Hi Everyone, 6/1
This will be my last update for this school year! I’m going to leave the blog up over the summer in case you want to access any of the resources below. Just to repeat myself (again!), if there’s anything you need during the next few months, please don’t hesitate to reach out to me through email. I’ll keep checking it and am happy to help with whatever musical needs you might have. If you are borrowing a school instrument you may keep it through the summer. Just be sure to take care of it and play it often! If you have a brass instrument, keep oiling the valves and greasing and moving the slides.
It’s been quite a year for all of us and I’ve loved getting to know each one of you. It didn’t quite work out the way we all anticipated but then life has a way of doing that sometimes. I’m proud of how so many of you were flexible and persevered! Stay positive and well and have a great summer. I can’t wait to see you all in the fall!
- Work your rhythm chops by going to this site. For now, keep the settings where they are until you get used to how it works.
- If you want to challenge your note naming abilities click here. Click on the cog in the upper right hand corner if you are a bass instrument and need to change to the bass clef.
- I‘d like encourage everyone to try a little composing (you know, making stuff up). So here is this week’s suggested activity. It will help you start to become familiar with Garageband. Click here .
- If you haven’t done so yet, choose a new solo piece from 8notes.com to learn and perfect. If you want more choices – go to Musicnotes.com and type in your instrument name. You’ll find movie themes and pop music but there is a charge for these – usually $3 – $5 so you’ll need to check with your folks. Before you buy anything, email me the link so I can check it out for you to be sure it’s an appropriate level of difficulty.
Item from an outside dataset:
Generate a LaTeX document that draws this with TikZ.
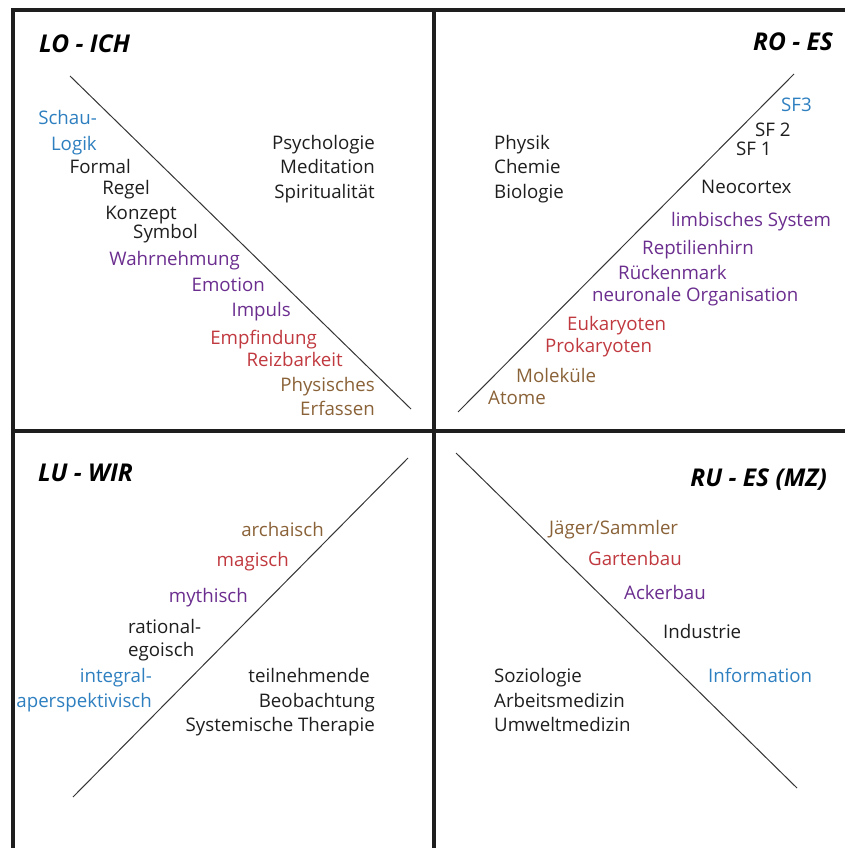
\documentclass[tikz,border=0pt]{standalone}
\usepackage{fontspec}
\setmainfont{Open Sans}
\definecolor{cblue}{HTML}{2E7FC0}
\definecolor{cpurple}{HTML}{6B2E8F}
\definecolor{cred}{HTML}{C0393F}
\definecolor{cbrown}{HTML}{8A6238}
\definecolor{cblack}{HTML}{1E1E1E}
\definecolor{frame}{HTML}{1E1E1E}
\begin{document}
\begin{tikzpicture}[x=1pt,y=-1pt,
  lbl/.style={inner sep=0pt, text=cblack, yshift=-1.5pt, font=\fontsize{18.7}{22}\selectfont},
  ttl/.style={inner sep=0pt, text=black, font=\fontsize{24.5}{28}\selectfont\bfseries\itshape},
  lb/.style={lbl, anchor=base east},
  lw/.style={lbl, anchor=base west},
  blu/.style={text=cblue}, pur/.style={text=cpurple}, rd/.style={text=cred}, brn/.style={text=cbrown},
  framed/.style={draw=frame, line width=4pt, line join=miter},
  diag/.style={draw=cblack!90, line width=1pt}]
\useasboundingbox (0,0) rectangle (845,848);
% frame
\coordinate (fbl) at (13,848);
\coordinate (ftl) at (13,10);
\coordinate (ftr) at (845,10);
\coordinate (vt) at (434,10);
\coordinate (vb) at (434,848);
\coordinate (hl) at (13,431);
\coordinate (hr) at (845,431);
\path[framed] (fbl) -- (ftl) -- (ftr);
\path[framed] (vt) -- (vb);
\path[framed] (hl) -- (hr);
% diagonals
\coordinate (d1a) at (70,76);  \coordinate (d1b) at (411,409);
\coordinate (d2a) at (794,74); \coordinate (d2b) at (458,412);
\coordinate (d3a) at (408,458); \coordinate (d3b) at (73,797);
\coordinate (d4a) at (456,453); \coordinate (d4b) at (797,788);
\path[diag] (d1a) -- (d1b);
\path[diag] (d2a) -- (d2b);
\path[diag] (d3a) -- (d3b);
\path[diag] (d4a) -- (d4b);
% titles
\node[ttl, anchor=base west] (t1) at (39,53) {LO - ICH};
\node[ttl, anchor=base east] (t2) at (833,51) {RO - ES};
\node[ttl, anchor=base west] (t3) at (38,481) {LU - WIR};
\node[ttl, anchor=base east] (t4) at (827,486) {RU - ES (MZ)};
% LO
\node[lb, blu] (a1) at (97,123) {Schau-};
\node[lb, blu] (a2) at (97,149) {Logik};
\node[lb] (a3) at (131,172) {Formal};
\node[lb] (a4) at (150,193) {Regel};
\node[lb] (a5) at (177,218) {Konzept};
\node[lb] (a6) at (198,237) {Symbol};
\node[lb, pur] (a7) at (240,264) {Wahrnehmung};
\node[lb, pur] (a8) at (265,290) {Emotion};
\node[lb, pur] (a9) at (291,315) {Impuls};
\node[lb, rd] (a10) at (317,343) {Empfindung};
\node[lb, rd] (a11) at (343,365) {Reizbarkeit};
\node[lb, brn] (a12) at (375,390) {Physisches};
\node[lb, brn] (a13) at (375,414) {Erfassen};
\node[lb] (a14) at (375,148) {Psychologie};
\node[lb] (a15) at (375,172) {Meditation};
\node[lb] (a16) at (375,197) {Spiritualität};
% RO
\node[lw, blu] (b1) at (781,110) {SF3};
\node[lw] (b2) at (755,135) {SF 2};
\node[lw] (b3) at (736,154) {SF 1};
\node[lw] (b4) at (701,192) {Neocortex};
\node[lw, pur] (b5) at (671,225) {limbisches System};
\node[lw, pur] (b6) at (642,253) {Reptilienhirn};
\node[lw, pur] (b7) at (618,278) {Rückenmark};
\node[lw, pur] (b8) at (592,300) {neuronale Organisation};
\node[lw, rd] (b9) at (567,329) {Eukaryoten};
\node[lw, rd] (b10) at (545,351) {Prokaryoten};
\node[lw, brn] (b11) at (516,381) {Moleküle};
\node[lw, brn] (b12) at (488,403) {Atome};
\node[lw] (b13) at (494,148) {Physik};
\node[lw] (b14) at (494,172) {Chemie};
\node[lw] (b15) at (494,197) {Biologie};
% LU
\node[lb, brn] (c1) at (324,535) {archaisch};
\node[lb, rd] (c2) at (289,565) {magisch};
\node[lb, pur] (c3) at (248,601) {mythisch};
\node[lw] (c4) at (128,632) {rational-};
\node[lw] (c5) at (128,655) {egoisch};
\node[lb, blu] (c6) at (152,681) {integral-};
\node[lb, blu] (c7) at (152,706) {aperspektivisch};
\node[lb] (c8) at (370,681) {teilnehmende};
\node[lb] (c9) at (375,706) {Beobachtung};
\node[lb] (c10) at (375,730) {Systemische Therapie};
% RU
\node[lw, brn] (e1) at (549,533) {Jäger/Sammler};
\node[lw, rd] (e2) at (588,564) {Gartenbau};
\node[lw, pur] (e3) at (624,598) {Ackerbau};
\node[lw] (e4) at (663,637) {Industrie};
\node[lw, blu] (e5) at (708,681) {Information};
\node[lw] (e6) at (494,681) {Soziologie};
\node[lw] (e7) at (494,706) {Arbeitsmedizin};
\node[lw] (e8) at (494,730) {Umweltmedizin};
\end{tikzpicture}
\end{document}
- Continue working your scales B flat, E flat and begin to focus on the chromatic scale. The chromatic scale is built on semitones or half steps. The simplest way to tackle this is to look at your fingering chart and move from concert B flat (your tuning note) to the higher concert B flat and play ALL the notes in between that are on your fingering chart (sharps and flats).
- Go to musictheory.net – go to “Lessons” and work through a topic under “Basics” if you haven’t done them all already. This is stuff you should all know as middle school band members so take the time to learn it if you don’t know it!
- For all you stage band folks, here are links for “Birdland” and “25 or 6 to 4“.